Agarré Cosmética del Enemigo una nochecita a puro viento y a las dos horas ya lo había terminado. De Nothomb había leído Antichrista, que fue, definitivamente, uno de mis libros preferidos del 2010. Este, aunque defrauda un poco en el giro final, tiene ese mismo componente que me había hecho llegar al límite de la exasperación con Antichrista. Esta mujer tiene una capacidad admirable para retratar personajes despreciables. La quiero. Y también quiero el resto de su obra. Claro que para eso voy a tener que esperar tiempos de mayor bonanza económica, porque aunque tenga descuento, Anagrama te da con un caño.
A último momento cambié Felicidad Clandestina de Lispector por Un Mundo Feliz, de Huxley, que era uno de los que venía leyendo muy esporádicamente antes de irme de viaje. Ya lo había leído a los dieciocho. La clásica ¿trilogía? de futuro fatalista -Fahrenheit 451 de Bradbury, 1984 de Orwell y este del que hablo ahora- me pegó bastante en ese momento, así que me dieron ganas de releer para ver si la mirada era la misma. Recuerdo que estaba obsesionada con la mirada que tenía acerca de la maternidad y que, como estaba pasando por una especie de etapa i-love-Freud, hasta me dieron ganas de un mundo sin madres.
Pero, bueno, no hubo demasiada resignificación. Me avivó ciertas ideas de revolución individual del deseo que me vienen carcomiendo desde hace rato, pero no más que eso.
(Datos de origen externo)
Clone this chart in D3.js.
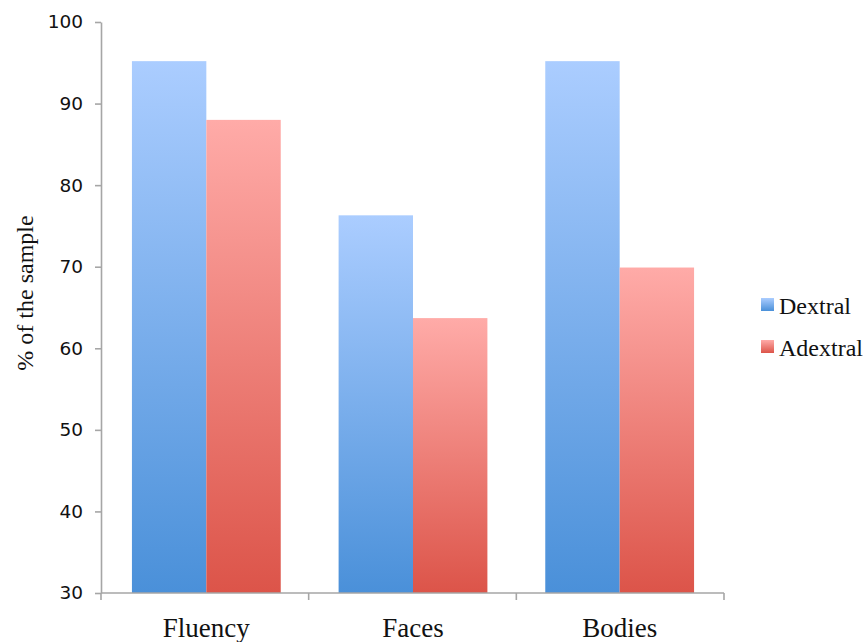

Eso sí, creo que es obligatorio en cualquier corpus de lectura para adolescentes.,
La noche anterior a la vuelta, encontré en la biblioteca de la casa de mis tíos Diego y Frida, de Le Clezio. Cuando empecé a trabajar en la librería acababa de salir y nunca me lo compré de colgada. Hacía mucho tiempo que no me quedaba leyendo toda la noche, es una de las cosas más lindas que experimento en soledad. Lo que no sé es por qué me pasó justo con este libro que, básicamente, es una biografía de Diego Rivera apenas mechada con datos y fragmentos del diario de Frida Kahlo. Digo, la pintura no es la expresión artística que me más me atrae y, en este caso en particular, lo que me hizo sacar el libro del estante fueron las ganas de saber más sobre ella, que, aunque en mi mente siga luciendo como Salma Hayek, me resulta absolutamente cautivante.
Alguien me definió hace poco con cuatro verbos: cocinar, dormir, coger y leer. Otro alguien me planteó una situación de lo más jodida: elegir entre coger y leer, si elegís leer nunca más cogés y viceversa. No pude responder.
Incluso ahora tampoco tengo la respuesta.